Dead candidate advances to final round of US mayoral election
Charles Lamb’s name will be on the April 2 ballot in Oklahoma despite his death in December.
A US candidate has advanced to the final round of mayoral elections – despite dying in December.
Charles Lamb’s name will be on the April 2 ballot to be mayor of Edmond, Oklahoma, following a Facebook campaign supporting his candidacy.
Results from the three-person race showed that former mayor Mr Lamb finished second to Dan O’Neil.
“It’s sort of an awkward election,” Mr O’Neil said. “Mr Lamb was a fixture in Edmond for a long time … I will continue doing what he did,” he added.

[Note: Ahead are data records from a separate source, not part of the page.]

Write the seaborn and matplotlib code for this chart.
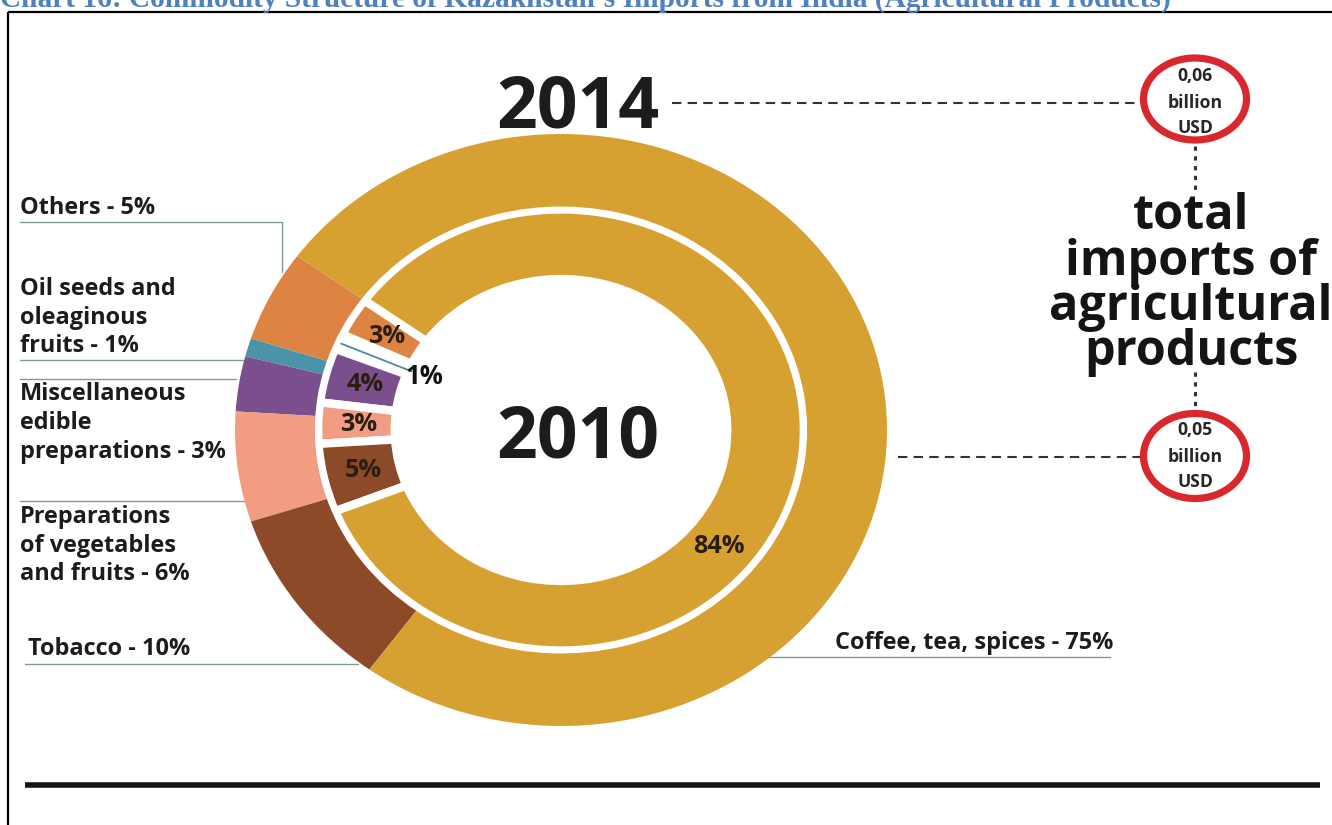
import numpy as np
import matplotlib
matplotlib.use("Agg")
import matplotlib.pyplot as plt
from matplotlib.patches import Ellipse
import seaborn as sns

# ---------------- data ----------------
categories = [
    "Others",
    "Oil seeds and oleaginous fruits",
    "Miscellaneous edible preparations",
    "Preparations of vegetables and fruits",
    "Tobacco",
    "Coffee, tea, spices",
]
share_2014 = [5, 1, 3, 6, 10, 75]
share_2010 = [3, 1, 4, 3, 5, 84]
years = ["2014", "2010"]
total_2014 = "0,06"
total_2010 = "0,05"
unit_lines = ["billion", "USD"]
label_lines = [
    ["Others"],
    ["Oil seeds and", "oleaginous", "fruits"],
    ["Miscellaneous", "edible", "preparations"],
    ["Preparations", "of vegetables", "and fruits"],
    ["Tobacco"],
    ["Coffee, tea, spices"],
]
side_title = ["total", "imports of", "agricultural", "products"]
title = "Chart 16: Commodity Structure of Kazakhstan\u2019s Imports from India (Agricultural Products)"

palette = ["#DD8443", "#4B93A6", "#7B4F8E", "#F29C84", "#8C4A29", "#D6A131"]

# ---------------- figure ----------------
W, H = 1332, 825
sns.set_theme(style="white")
plt.rcParams["font.family"] = ["Open Sans", "DejaVu Sans"]

fig = plt.figure(figsize=(W / 100, H / 100), dpi=100)
renderer = fig.canvas.get_renderer()

# full-figure canvas in pixel units (y downwards)
cv = fig.add_axes([0, 0, 1, 1])
cv.set_xlim(0, W)
cv.set_ylim(H, 0)
cv.axis("off")


def fit(s, width_px, weight="bold", family=None):
    t = fig.text(0, 0, s, fontsize=20, fontweight=weight,
                 family=family if family else plt.rcParams["font.family"])
    w = t.get_window_extent(renderer=renderer).width
    t.remove()
    return 20 * width_px / w


TXT = "#1c1c1c"
LEAD = "#7f9c88"

# title (partly outside the page at top)
fs_title = fit(title, 1168, family=["Liberation Serif"])
cv.text(0, 7, title, fontsize=fs_title, fontweight="bold", color="#4F81BD",
        family=["Liberation Serif"], ha="left", va="baseline")

# frame lines
cv.plot([8, W], [12, 12], color="black", lw=1.6, solid_capstyle="butt")
cv.plot([8, 8], [12, H], color="black", lw=1.6, solid_capstyle="butt")
cv.plot([25, 1320], [785, 785], color="#161616", lw=4.0, solid_capstyle="butt")

# ---------------- rings ----------------
cx, cy, rx, ry = 561, 430, 326, 296
ax = fig.add_axes([(cx - rx) / W, 1 - (cy + ry) / H, 2 * rx / W, 2 * ry / H])
start = 144

inner_wedges, _ = ax.pie(share_2010, radius=0.745, startangle=start, counterclock=True,
                         colors=palette,
                         wedgeprops=dict(width=0.235, edgecolor="white", linewidth=6))
# the 1% slice is too thin to show next to the gaps; it is marked by a leader line
inner_wedges[1].set_linewidth(9)
outer_wedges, _ = ax.pie(share_2014, radius=1.0, startangle=start, counterclock=True,
                         colors=palette,
                         wedgeprops=dict(width=0.245, edgecolor="none", linewidth=0))
for w in outer_wedges:
    w.set_zorder(3)
ax.set_aspect("auto")
ax.set_xlim(-1, 1)
ax.set_ylim(-1, 1)
ax.axis("off")

# inner-ring percentage labels on the slice mid angles
cum = np.cumsum([0] + share_2010)
mid = start + 3.6 * (cum[:-1] + np.array(share_2010) / 2)
fs_small = fit("4%", 37)
for i, v in enumerate(share_2010):
    a = np.deg2rad(mid[i])
    if i == 1:
        ax.plot([0.735 * np.cos(a), 0.50 * np.cos(a)], [0.735 * np.sin(a), 0.50 * np.sin(a)],
                color="#4F8AA0", lw=1.3, zorder=5)
        ax.text(0.455 * np.cos(a), 0.455 * np.sin(a), f"{v}%", fontsize=fs_small * 1.02,
                fontweight="bold", color="#111111", ha="center", va="center", zorder=6)
    elif i == 5:
        b = np.deg2rad(321)
        ax.text(0.625 * np.cos(b), 0.625 * np.sin(b), f"{v}%", fontsize=fs_small,
                fontweight="bold", color="#2a1d12", ha="center", va="center", zorder=6)
    else:
        ax.text(0.62 * np.cos(a), 0.62 * np.sin(a), f"{v}%", fontsize=fs_small,
                fontweight="bold", color="#2a1d12", ha="center", va="center", zorder=6)

# ---------------- year labels ----------------
fs_year = fit("2014", 163)
cv.text(578, 128, years[0], fontsize=fs_year, fontweight="bold", color=TXT,
        ha="center", va="baseline")
cv.text(578, 458, years[1], fontsize=fs_year, fontweight="bold", color=TXT,
        ha="center", va="baseline")
cv.plot([672, 1142], [103, 103], color="#333333", lw=1.5, dashes=(4.5, 3))
cv.plot([898, 1142], [457, 457], color="#333333", lw=1.5, dashes=(4.5, 3))

# ---------------- left labels with leader lines ----------------
fs_lab = fit("preparations - 3%", 206)


def label(lines, value, x, baselines):
    for k, (ln, yb) in enumerate(zip(lines, baselines)):
        s = f"{ln} - {value}%" if k == len(lines) - 1 else ln
        cv.text(x, yb, s, fontsize=fs_lab, fontweight="bold", color=TXT,
                ha="left", va="baseline")


label(label_lines[0], share_2014[0], 20, [214])
label(label_lines[1], share_2014[1], 20, [295, 324, 352])
label(label_lines[2], share_2014[2], 20, [400, 429, 458])
label(label_lines[3], share_2014[3], 20, [523, 552, 580])
label(label_lines[4], share_2014[4], 28, [655])
label(label_lines[5], share_2014[5], 835, [649])

lk = dict(color=LEAD, lw=1.0)
cv.plot([20, 282, 282], [222, 222, 272], **lk)
cv.plot([20, 243], [360, 360], **lk)
cv.plot([20, 236], [379, 379], **lk)
cv.plot([20, 245], [501, 501], **lk)
cv.plot([25, 358], [664, 664], **lk)
cv.plot([765, 1110], [657, 657], **lk)

# ---------------- totals ----------------
fs_side = fit("agricultural", 283)
for s, yb in zip(side_title, [229, 275, 320, 365]):
    cv.text(1191, yb, s, fontsize=fs_side, fontweight="bold", color="#141414",
            ha="center", va="baseline")

fs_circ = fit("billion", 55)
for (ycen, h, val, bases) in [(99, 82, total_2014, [81, 108, 133]),
                              (456, 85, total_2010, [435, 462, 487])]:
    cv.add_patch(Ellipse((1195, ycen), 103, h, facecolor="white",
                         edgecolor="#D8282E", lw=5.2, zorder=4))
    for s, yb in zip([val] + unit_lines, bases):
        cv.text(1195, yb, s, fontsize=fs_circ, fontweight="bold", color="#262626",
                ha="center", va="baseline", zorder=5)

cv.plot([1195, 1195], [146, 190], color="#333333", lw=2.2, dashes=(1.4, 1.8))
cv.plot([1195, 1195], [372, 410], color="#333333", lw=2.2, dashes=(1.4, 1.8))

fig.savefig("out.png", dpi=100, facecolor="white")
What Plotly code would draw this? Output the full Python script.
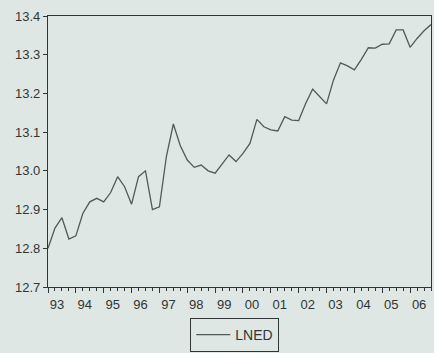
import plotly.graph_objects as go

# LNED, quarterly 1993Q1 - 2006Q4
start_year = 1993
lned = [
    12.800, 12.852, 12.879, 12.824, 12.832, 12.890, 12.920, 12.929,
    12.920, 12.944, 12.985, 12.959, 12.914, 12.985, 13.000, 12.900,
    12.907, 13.037, 13.121, 13.065, 13.028, 13.009, 13.015, 13.000,
    12.994, 13.017, 13.041, 13.024, 13.045, 13.071, 13.133, 13.114,
    13.106, 13.103, 13.140, 13.131, 13.130, 13.174, 13.211, 13.192,
    13.173, 13.235, 13.279, 13.271, 13.261, 13.288, 13.318, 13.317,
    13.327, 13.328, 13.364, 13.364, 13.319, 13.342, 13.362, 13.378,
]
year_labels = ["93", "94", "95", "96", "97", "98", "99",
               "00", "01", "02", "03", "04", "05", "06"]
y_ticks = [12.7, 12.8, 12.9, 13.0, 13.1, 13.2, 13.3, 13.4]

x = [start_year + i * 0.25 for i in range(len(lned))]
n_years = len(year_labels)

bg = "#dfe7e4"
ink = "#2f3635"
line_col = "#4f5a59"

fig = go.Figure()
fig.add_trace(go.Scatter(
    x=x, y=lned, mode="lines", name="LNED",
    line=dict(color=line_col, width=1.3),
))

fig.update_layout(
    template="none",
    width=434, height=353,
    margin=dict(l=48, r=3, t=16, b=66),
    paper_bgcolor=bg, plot_bgcolor=bg,
    font=dict(family="Liberation Sans, Arial, sans-serif", size=13, color=ink),
    showlegend=True,
    legend=dict(
        orientation="h", x=0.541, xref="container", xanchor="center",
        y=0.003, yref="container", yanchor="bottom",
        bordercolor=ink, borderwidth=1, bgcolor=bg,
        font=dict(size=14, color=ink),
        itemwidth=34,
    ),
)

fig.update_xaxes(
    range=[start_year, start_year + (len(lned) - 1) * 0.25],
    tickmode="array",
    tickvals=[start_year + k for k in range(n_years)],
    ticktext=year_labels,
    ticks="outside", ticklen=5, tickcolor=ink, tickwidth=1.2,
    ticklabelshift=9,
    showgrid=False, zeroline=False,
    showline=True, linecolor=ink, linewidth=1.3, mirror=True,
    minor=dict(tick0=start_year, dtick=0.25,
               ticks="outside", ticklen=3, tickcolor=ink, tickwidth=1.2,
               showgrid=False),
)
fig.update_yaxes(
    range=[12.7, 13.4],
    tickmode="array", tickvals=y_ticks,
    ticktext=[f"{v:.1f}" for v in y_ticks],
    ticks="outside", ticklen=4, tickcolor=ink, tickwidth=1.2,
    showgrid=False, zeroline=False,
    showline=True, linecolor=ink, linewidth=1.3, mirror=True,
)

fig.write_html(
    "out.html",
    config={"displayModeBar": False},
    post_script="document.body.style.margin='0';"
                "document.body.style.overflow='hidden';"
                "document.body.style.background='%s';" % bg,
)
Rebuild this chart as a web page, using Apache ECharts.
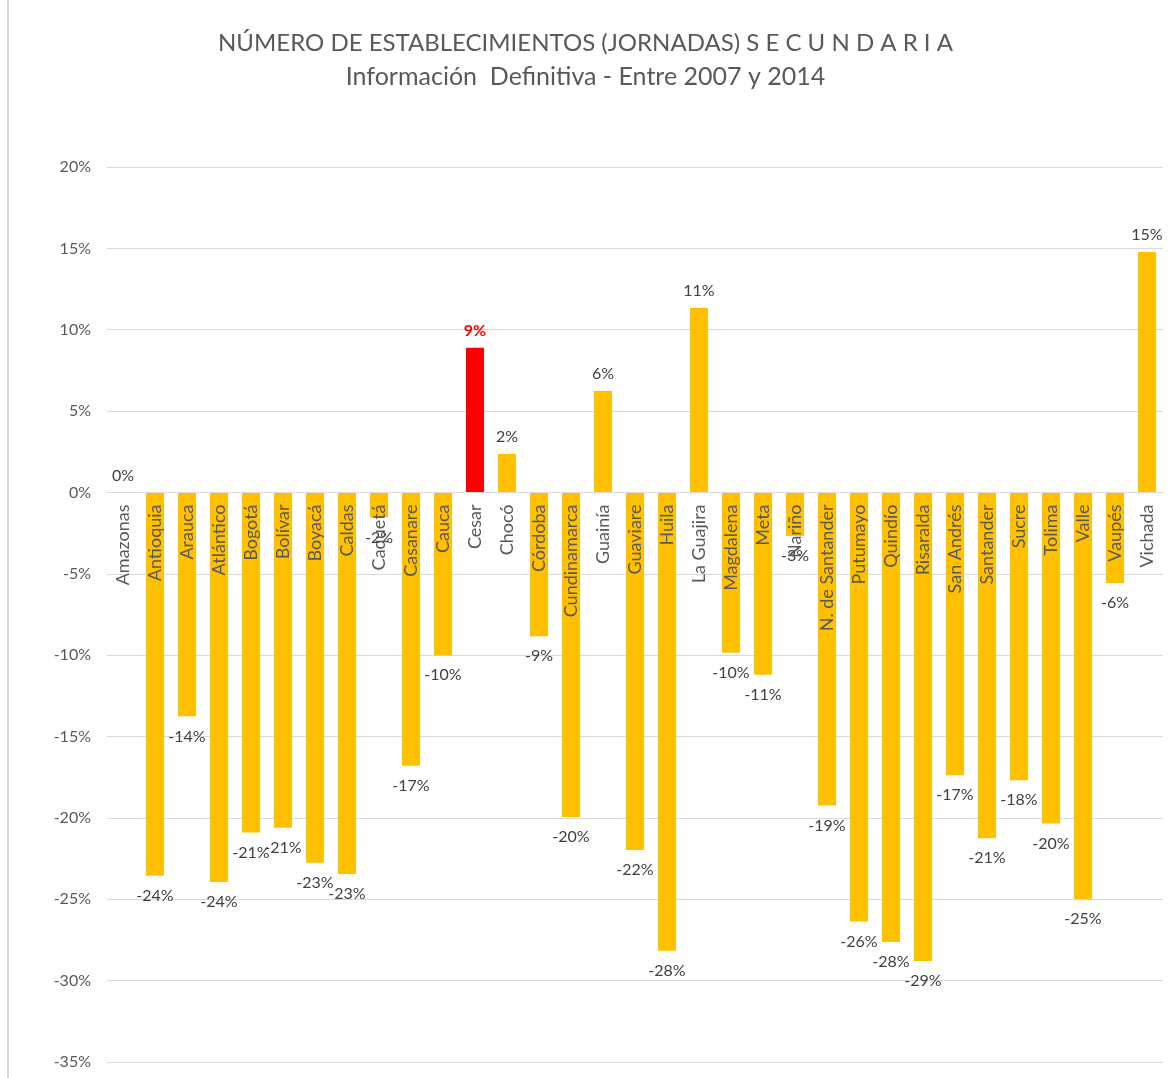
<!DOCTYPE html>
<html>
<head>
<meta charset="utf-8">
<script src="https://cdn.jsdelivr.net/npm/echarts@6/dist/echarts.min.js"></script>
<style>
  html, body { margin: 0; padding: 0; background: #ffffff; }
  #chart { width: 1171px; height: 1078px; }
</style>
</head>
<body>
<div id="chart"></div>
<script>
const titleLine1 = 'NÚMERO DE ESTABLECIMIENTOS (JORNADAS) S E C U N D A R I A';
const titleLine2 = 'Información  Definitiva - Entre 2007 y 2014';

const categories = ['Amazonas', 'Antioquia', 'Arauca', 'Atlántico', 'Bogotá', 'Bolívar', 'Boyacá', 'Caldas', 'Caquetá', 'Casanare', 'Cauca', 'Cesar', 'Chocó', 'Córdoba', 'Cundinamarca', 'Guainía', 'Guaviare', 'Huila', 'La Guajira', 'Magdalena', 'Meta', 'Nariño', 'N. de Santander', 'Putumayo', 'Quindío', 'Risaralda', 'San Andrés', 'Santander', 'Sucre', 'Tolima', 'Valle', 'Vaupés', 'Vichada'];

// percent change 2007-2014
const values = [0, -23.55, -13.76, -23.94, -20.9, -20.6, -22.75, -23.45, -1.54, -16.8, -10.0, 8.9, 2.37, -8.83, -19.95, 6.24, -21.97, -28.16, 11.34, -9.85, -11.2, -2.67, -19.23, -26.37, -27.62, -28.79, -17.38, -21.25, -17.69, -20.35, -25.0, -5.57, 14.78];

const highlightCategory = 'Cesar';

const yMin = -35, yMax = 20, yStep = 5;

const barColor = '#FFC000';
const highlightColor = '#FF0000';
const textColor = '#595959';
const labelColor = '#404040';
const gridColor = '#D9D9D9';
const fontFam = 'Lato, "Open Sans", sans-serif';

const W = 1171, H = 1078;
const gridTop = 167, gridBottom = 16;
// move the category axis from the bottom edge up to the zero line
const plotH = H - gridTop - gridBottom;
const zeroOffset = -plotH * (0 - yMin) / (yMax - yMin);

const seriesData = values.map((v, i) => {
  const hi = categories[i] === highlightCategory;
  return {
    value: v,
    itemStyle: { color: hi ? highlightColor : barColor },
    label: {
      position: v < 0 ? 'bottom' : 'top',
      distance: v < 0 ? 12 : 9,
      color: hi ? highlightColor : labelColor,
      fontWeight: hi ? 'bold' : 'normal'
    }
  };
});

const chart = echarts.init(document.getElementById('chart'), null, { renderer: 'canvas' });
chart.setOption({
  backgroundColor: '#ffffff',
  animation: false,
  title: [
    { text: titleLine1, left: 'center', top: 26, textStyle: { fontFamily: fontFam, fontSize: 24, fontWeight: 'normal', color: textColor } },
    { text: titleLine2, left: 'center', top: 59, textStyle: { fontFamily: fontFam, fontSize: 25, fontWeight: 'normal', color: textColor } }
  ],
  graphic: [
    { type: 'line', shape: { x1: 8, y1: 0, x2: 8, y2: H }, style: { stroke: gridColor, lineWidth: 2 } }
  ],
  grid: { left: 107, right: 8, top: gridTop, bottom: gridBottom, containLabel: false, outerBoundsMode: 'none' },
  xAxis: {
    type: 'category',
    data: categories,
    position: 'bottom',
    offset: zeroOffset,
    axisLine: { onZero: false, lineStyle: { color: gridColor, width: 1 } },
    axisTick: { show: false },
    axisLabel: {
      interval: 0, rotate: 90, margin: 12,
      fontFamily: fontFam, fontSize: 18, color: textColor
    },
    z: 10
  },
  yAxis: {
    type: 'value',
    min: yMin, max: yMax, interval: yStep,
    axisLine: { show: false },
    axisTick: { show: false },
    axisLabel: {
      formatter: '{value}%', margin: 16,
      fontFamily: fontFam, fontSize: 16, color: textColor
    },
    splitLine: { lineStyle: { color: gridColor, width: 1 } }
  },
  series: [{
    type: 'bar',
    data: seriesData,
    barWidth: 18,
    z: 2,
    label: {
      show: true,
      fontFamily: fontFam, fontSize: 16,
      formatter: p => Math.round(p.value) + '%'
    }
  }]
});
</script>
</body>
</html>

If Mr Lamb is elected, the City Council would appoint a living mayor.
“There are people advocating for his election for their political reasons … they want to be mayor,” according to Mr O’Neil, who served one term as mayor from 2007-2009.
The Facebook campaign was led by Michelle Schaefer, of Edmond, who referred questions to Councilman Nick Massey, who Ms Schaefer has said she hopes is appointed mayor.
Mr Massey also called the situation awkward and said he would have run for mayor had Mr Lamb not sought re-election, but that the filing period had closed when Mr Lamb died.
He said he would be “honoured” to accept the appointment but would not campaign for people to vote for Mr Lamb in the general election.
“I think I prefer to sit back and let the citizens do what they think is right. I don’t expect to do any active campaigning,” Mr Massey said.
“If you like the direction the city has been taking over the last six, seven, eight years, you might consider voting for Charles and let the City Council decide who to appoint” to lead the city of nearly 92,000, he added.
When Mr Lamb died it was too late to remove his name from the ballot or to add anyone else, according to city spokesman Casey Moore.
Although Mr O’Neil received nearly 56% of the more than 6,200 votes cast, both he and Mr Lamb, who received 33%, will appear on the April ballot.
Erik Lamb, the son of the late mayor, said he, his sister and his mother learned of the planned social media campaign and discussed it before it became public.
“We were approached by outside people who asked if they would have our blessing and we gave it to them to go ahead and continue,” Erik Lamb said.